(Figure scripts)
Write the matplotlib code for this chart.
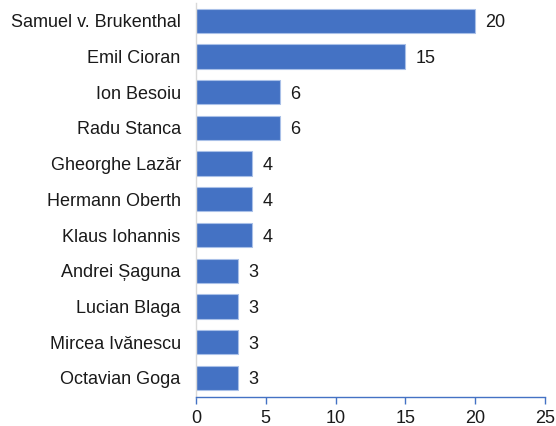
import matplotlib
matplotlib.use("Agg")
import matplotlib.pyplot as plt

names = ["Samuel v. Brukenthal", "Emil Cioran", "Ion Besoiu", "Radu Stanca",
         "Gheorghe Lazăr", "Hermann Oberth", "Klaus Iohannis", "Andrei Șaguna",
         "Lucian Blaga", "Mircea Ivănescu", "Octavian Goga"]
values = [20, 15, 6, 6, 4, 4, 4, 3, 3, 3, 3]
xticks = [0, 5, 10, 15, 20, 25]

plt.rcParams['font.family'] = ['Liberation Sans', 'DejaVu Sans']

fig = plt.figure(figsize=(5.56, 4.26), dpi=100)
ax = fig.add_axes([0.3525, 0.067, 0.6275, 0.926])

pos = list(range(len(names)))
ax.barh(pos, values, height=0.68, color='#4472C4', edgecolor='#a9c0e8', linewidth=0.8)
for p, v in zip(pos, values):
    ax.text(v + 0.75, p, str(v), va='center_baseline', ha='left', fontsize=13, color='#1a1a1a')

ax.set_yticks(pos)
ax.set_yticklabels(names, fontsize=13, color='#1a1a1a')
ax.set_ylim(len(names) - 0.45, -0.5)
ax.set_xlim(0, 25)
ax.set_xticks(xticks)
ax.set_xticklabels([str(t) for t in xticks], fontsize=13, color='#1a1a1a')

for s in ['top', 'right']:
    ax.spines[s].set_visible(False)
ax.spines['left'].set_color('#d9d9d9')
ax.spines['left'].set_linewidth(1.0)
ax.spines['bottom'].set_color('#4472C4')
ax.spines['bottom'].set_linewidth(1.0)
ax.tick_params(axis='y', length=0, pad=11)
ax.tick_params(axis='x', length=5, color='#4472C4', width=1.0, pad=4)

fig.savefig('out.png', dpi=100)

==

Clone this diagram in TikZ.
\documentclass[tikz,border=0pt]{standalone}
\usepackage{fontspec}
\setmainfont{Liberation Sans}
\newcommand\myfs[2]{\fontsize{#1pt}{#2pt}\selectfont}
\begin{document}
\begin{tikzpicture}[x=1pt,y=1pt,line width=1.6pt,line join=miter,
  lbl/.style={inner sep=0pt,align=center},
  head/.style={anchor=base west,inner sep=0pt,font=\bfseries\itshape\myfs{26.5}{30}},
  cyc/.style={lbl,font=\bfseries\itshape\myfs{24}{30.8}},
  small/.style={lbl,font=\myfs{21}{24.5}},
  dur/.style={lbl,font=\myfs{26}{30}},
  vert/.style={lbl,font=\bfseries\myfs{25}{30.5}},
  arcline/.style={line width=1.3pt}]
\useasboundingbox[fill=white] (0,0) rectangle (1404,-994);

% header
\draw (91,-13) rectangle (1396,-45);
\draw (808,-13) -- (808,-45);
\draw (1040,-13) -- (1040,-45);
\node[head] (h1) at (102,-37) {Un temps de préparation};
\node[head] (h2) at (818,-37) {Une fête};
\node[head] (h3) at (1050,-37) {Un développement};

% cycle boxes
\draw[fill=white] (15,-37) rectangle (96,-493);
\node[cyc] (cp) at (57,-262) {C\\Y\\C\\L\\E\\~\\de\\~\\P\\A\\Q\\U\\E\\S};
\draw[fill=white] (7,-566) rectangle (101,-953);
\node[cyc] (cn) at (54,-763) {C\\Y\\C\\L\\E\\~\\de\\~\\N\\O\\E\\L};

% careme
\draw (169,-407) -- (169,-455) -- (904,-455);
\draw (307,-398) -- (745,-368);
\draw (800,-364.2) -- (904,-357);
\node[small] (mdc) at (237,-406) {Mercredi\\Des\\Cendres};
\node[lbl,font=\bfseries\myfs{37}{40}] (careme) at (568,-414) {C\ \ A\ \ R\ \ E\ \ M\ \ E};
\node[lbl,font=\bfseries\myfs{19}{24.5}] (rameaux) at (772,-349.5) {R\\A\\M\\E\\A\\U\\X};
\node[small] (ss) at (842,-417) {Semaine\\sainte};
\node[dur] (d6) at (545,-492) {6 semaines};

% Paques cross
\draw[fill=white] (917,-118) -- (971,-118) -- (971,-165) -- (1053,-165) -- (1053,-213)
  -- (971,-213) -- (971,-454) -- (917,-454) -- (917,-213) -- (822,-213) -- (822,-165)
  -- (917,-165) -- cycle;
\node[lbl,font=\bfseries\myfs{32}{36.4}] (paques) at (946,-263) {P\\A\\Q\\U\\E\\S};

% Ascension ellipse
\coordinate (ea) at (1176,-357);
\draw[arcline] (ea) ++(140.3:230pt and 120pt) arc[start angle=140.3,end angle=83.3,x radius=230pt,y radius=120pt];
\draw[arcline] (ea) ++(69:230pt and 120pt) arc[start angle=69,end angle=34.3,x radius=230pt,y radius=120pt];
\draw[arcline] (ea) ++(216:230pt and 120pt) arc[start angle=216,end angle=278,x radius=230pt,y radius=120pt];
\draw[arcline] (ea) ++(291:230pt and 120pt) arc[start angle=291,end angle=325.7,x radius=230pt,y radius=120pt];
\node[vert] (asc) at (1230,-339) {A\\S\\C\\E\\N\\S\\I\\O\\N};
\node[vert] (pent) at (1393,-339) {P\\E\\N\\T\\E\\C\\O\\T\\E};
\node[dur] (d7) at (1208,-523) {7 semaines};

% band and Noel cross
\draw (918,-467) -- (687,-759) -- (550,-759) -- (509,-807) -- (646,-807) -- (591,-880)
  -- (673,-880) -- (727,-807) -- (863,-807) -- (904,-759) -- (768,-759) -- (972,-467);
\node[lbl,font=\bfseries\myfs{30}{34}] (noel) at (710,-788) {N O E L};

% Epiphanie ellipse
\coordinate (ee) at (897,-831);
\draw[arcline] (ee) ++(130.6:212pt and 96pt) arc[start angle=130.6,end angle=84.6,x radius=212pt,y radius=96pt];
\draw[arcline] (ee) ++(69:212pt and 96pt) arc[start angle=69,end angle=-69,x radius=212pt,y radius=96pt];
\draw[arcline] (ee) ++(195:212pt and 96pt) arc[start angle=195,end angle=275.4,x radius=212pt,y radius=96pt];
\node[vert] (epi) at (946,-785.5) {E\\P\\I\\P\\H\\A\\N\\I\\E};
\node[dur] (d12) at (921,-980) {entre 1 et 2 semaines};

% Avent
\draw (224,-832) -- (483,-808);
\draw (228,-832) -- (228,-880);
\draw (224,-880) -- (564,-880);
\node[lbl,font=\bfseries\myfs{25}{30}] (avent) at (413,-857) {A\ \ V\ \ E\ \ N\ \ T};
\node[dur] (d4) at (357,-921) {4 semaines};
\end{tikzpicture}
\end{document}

==

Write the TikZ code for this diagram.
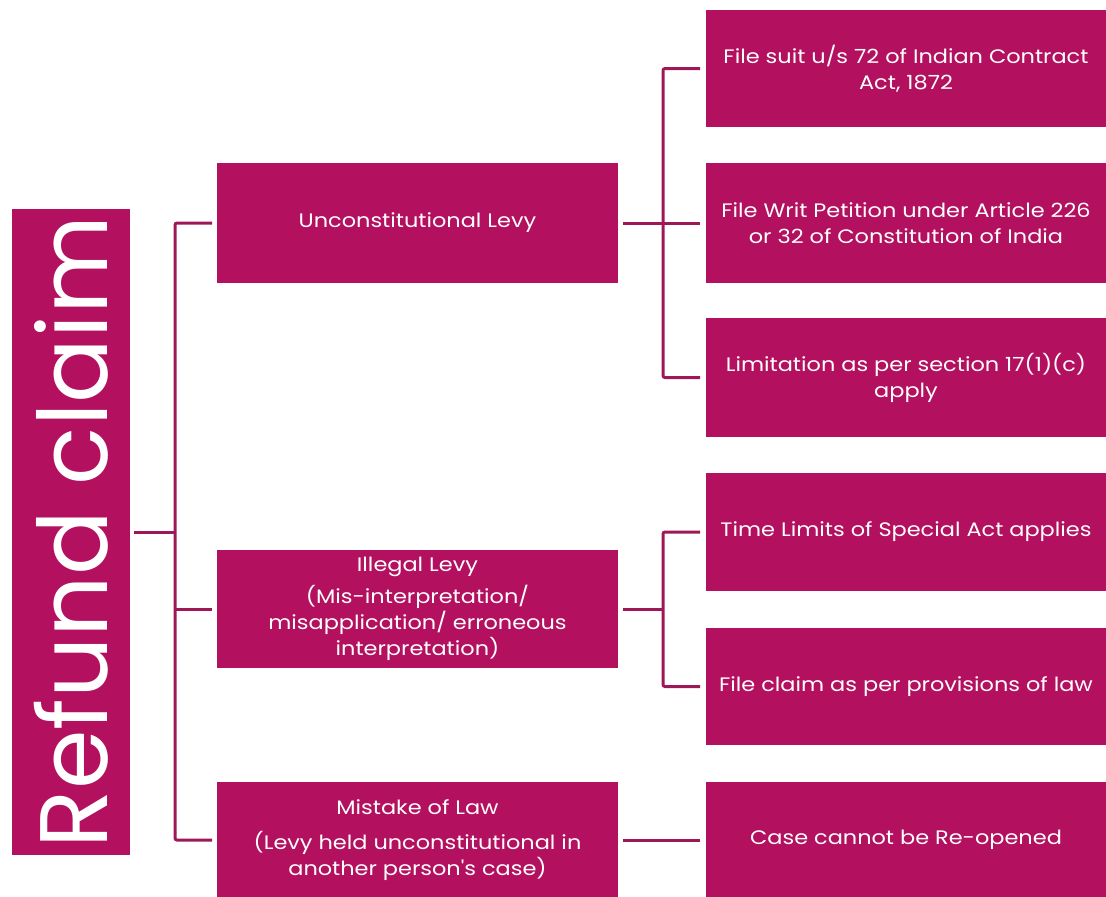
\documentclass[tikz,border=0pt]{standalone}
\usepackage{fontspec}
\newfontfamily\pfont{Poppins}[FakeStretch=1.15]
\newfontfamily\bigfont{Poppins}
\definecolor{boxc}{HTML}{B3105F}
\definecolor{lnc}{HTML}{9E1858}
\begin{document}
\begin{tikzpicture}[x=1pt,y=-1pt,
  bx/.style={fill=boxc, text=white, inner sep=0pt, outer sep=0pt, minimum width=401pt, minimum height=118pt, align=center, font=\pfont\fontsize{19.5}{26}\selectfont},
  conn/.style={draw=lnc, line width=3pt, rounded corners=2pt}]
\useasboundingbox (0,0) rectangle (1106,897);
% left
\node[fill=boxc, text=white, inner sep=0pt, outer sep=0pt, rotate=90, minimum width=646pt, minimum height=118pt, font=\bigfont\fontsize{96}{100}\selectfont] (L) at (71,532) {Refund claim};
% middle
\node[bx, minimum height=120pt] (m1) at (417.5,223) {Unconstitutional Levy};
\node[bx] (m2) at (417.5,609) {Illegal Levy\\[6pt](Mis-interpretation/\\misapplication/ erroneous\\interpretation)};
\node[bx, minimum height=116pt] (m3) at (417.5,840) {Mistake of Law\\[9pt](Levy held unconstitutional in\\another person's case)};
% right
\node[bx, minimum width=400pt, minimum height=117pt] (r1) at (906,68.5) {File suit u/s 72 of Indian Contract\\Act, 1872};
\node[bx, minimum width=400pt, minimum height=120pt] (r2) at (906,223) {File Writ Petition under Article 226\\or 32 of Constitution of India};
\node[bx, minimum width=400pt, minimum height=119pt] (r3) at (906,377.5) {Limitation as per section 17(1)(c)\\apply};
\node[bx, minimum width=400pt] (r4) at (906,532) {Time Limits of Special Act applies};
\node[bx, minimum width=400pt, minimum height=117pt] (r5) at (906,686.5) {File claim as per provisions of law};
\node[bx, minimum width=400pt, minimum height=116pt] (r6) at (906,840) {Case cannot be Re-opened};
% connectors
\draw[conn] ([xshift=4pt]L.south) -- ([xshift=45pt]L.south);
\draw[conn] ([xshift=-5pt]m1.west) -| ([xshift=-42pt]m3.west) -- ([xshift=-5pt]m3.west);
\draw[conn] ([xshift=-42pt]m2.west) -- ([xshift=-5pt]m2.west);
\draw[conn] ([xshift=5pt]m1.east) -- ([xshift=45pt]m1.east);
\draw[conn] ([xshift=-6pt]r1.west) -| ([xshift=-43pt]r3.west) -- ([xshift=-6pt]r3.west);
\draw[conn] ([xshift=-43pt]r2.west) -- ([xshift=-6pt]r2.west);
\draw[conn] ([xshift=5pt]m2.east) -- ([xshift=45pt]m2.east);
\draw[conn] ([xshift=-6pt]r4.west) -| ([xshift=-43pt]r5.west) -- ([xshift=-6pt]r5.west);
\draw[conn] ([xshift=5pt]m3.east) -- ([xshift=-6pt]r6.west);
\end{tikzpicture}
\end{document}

_What is asked:_ Take exactly the lines from the one containing "Clone this diagram in TikZ." through the one containing "(0,0) rectangle (1404,-994);" in the data above, and output them with nothing added.

_Written answer:_
Clone this diagram in TikZ.
\documentclass[tikz,border=0pt]{standalone}
\usepackage{fontspec}
\setmainfont{Liberation Sans}
\newcommand\myfs[2]{\fontsize{#1pt}{#2pt}\selectfont}
\begin{document}
\begin{tikzpicture}[x=1pt,y=1pt,line width=1.6pt,line join=miter,
  lbl/.style={inner sep=0pt,align=center},
  head/.style={anchor=base west,inner sep=0pt,font=\bfseries\itshape\myfs{26.5}{30}},
  cyc/.style={lbl,font=\bfseries\itshape\myfs{24}{30.8}},
  small/.style={lbl,font=\myfs{21}{24.5}},
  dur/.style={lbl,font=\myfs{26}{30}},
  vert/.style={lbl,font=\bfseries\myfs{25}{30.5}},
  arcline/.style={line width=1.3pt}]
\useasboundingbox[fill=white] (0,0) rectangle (1404,-994);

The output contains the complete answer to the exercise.